C. The Desolenator can produce 15 litres of drinking water per day, enough to sustain a family for cooking and drinking. Its main selling point is that unlike standard desalination techniques, it doesn’t require a generated power supply: just sunlight. It measures 120 cm by 90 cm, and it is easy to transport, thanks to its two wheels. Water enters through a pipe, and flows as a thin film between a sheet of double glazing and the surface of a solar panel, where it is heated by the sun. The warm water flows into a small boiler (heated by a solar-powered battery) where it is converted to steam. When the steam cools, it becomes distilled water. The device has a very simple filter to trap particles, and this can easily be shaken to remove them. There are two tubes for liquid coming out: one for the waste – salt from seawater, fluoride, etc. – and another for the distilled water. The performance of the unit is shown on an LCD screen and transmitted to the company which provides servicing when necessary.
D. A recent analysis found that at least two-thirds of the world’s population lives with severe water scarcity for at least a month every year. Janssen says that be 2030 half of the world’s population will be living with water stress – where the demand exceeds the supply over a certain period of time. ‘It is really important that a sustainable solution is brought to the market that is able to help these people,’ he says. Many countries ‘don’t have the money for desalination plants, which are very expensive to build. They don’t have the money to operate them, they are very maintenance intensive, and they don’t have the money to buy the diesel to run the desalination plants, so it is a really bad situation.’

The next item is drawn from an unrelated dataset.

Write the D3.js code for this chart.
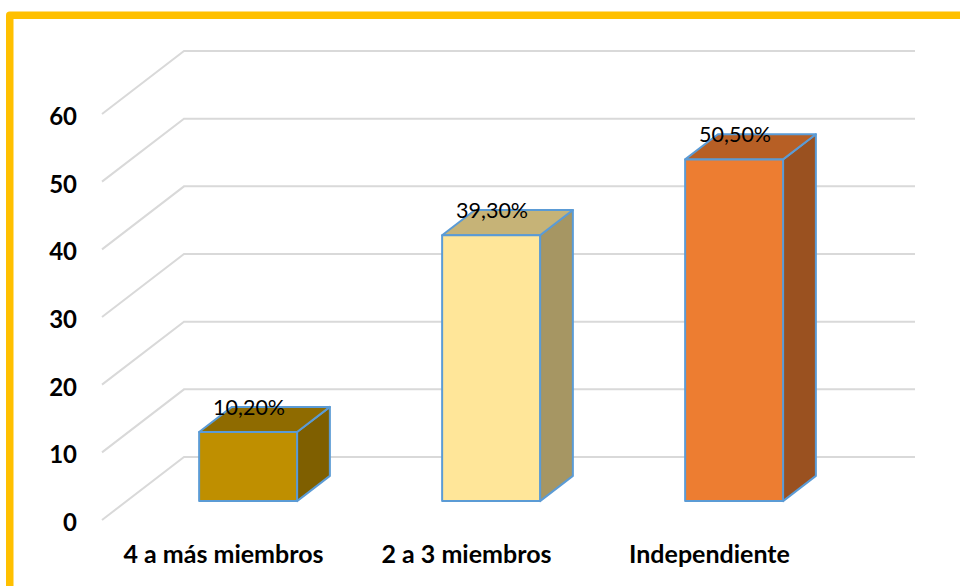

E. The device is aimed at a wide variety of users – from homeowners in the developing world who do not have a constant supply of water to people living off the grid in rural parts of the US. The first commercial versions of the Desolenator are expected to be in operation in India early next year, after field tests are carried out. The market for the self-sufficient devices in developing countries is twofold – those who cannot afford the money for the device outright and pay through microfinance, and middle-income homes that can lease their own equipment. ‘People in India don’t pay for a fridge outright; they pay for it over six months. They would put the Desolenator on their roof and hook it up to their municipal supply and they would get very reliable drinking water on a daily basis,’ Janssen says. In the developed world, it is aimed at niche markets where tap water is unavailable – for camping, on boats, or for the military, for instance.
F. Prices will vary according to where it is bought. In the developing world, the price will depend on what deal aid organisations can negotiate. In developed countries, it is likely to come in at $1,000 (£685) a unit, said Janssen. ‘We are a venture with a social mission. We are aware that the product we have envisioned is mainly finding application in the developing world and humanitarian sector and that this is the way we will proceed. We do realise, though, that to be a viable company there is a bottom line to keep in mind,’ he says.
G. The company itself is based at Imperial College London, although Janssen, its chief executive, still lives in the UAE. It has raised £340,000 in funding so far. Within two years, he says, the company aims to be selling 1,000 units a month, mainly in the humanitarian field. They are expected to be sold in areas such as Australia, northern Chile, Peru, Texas and California.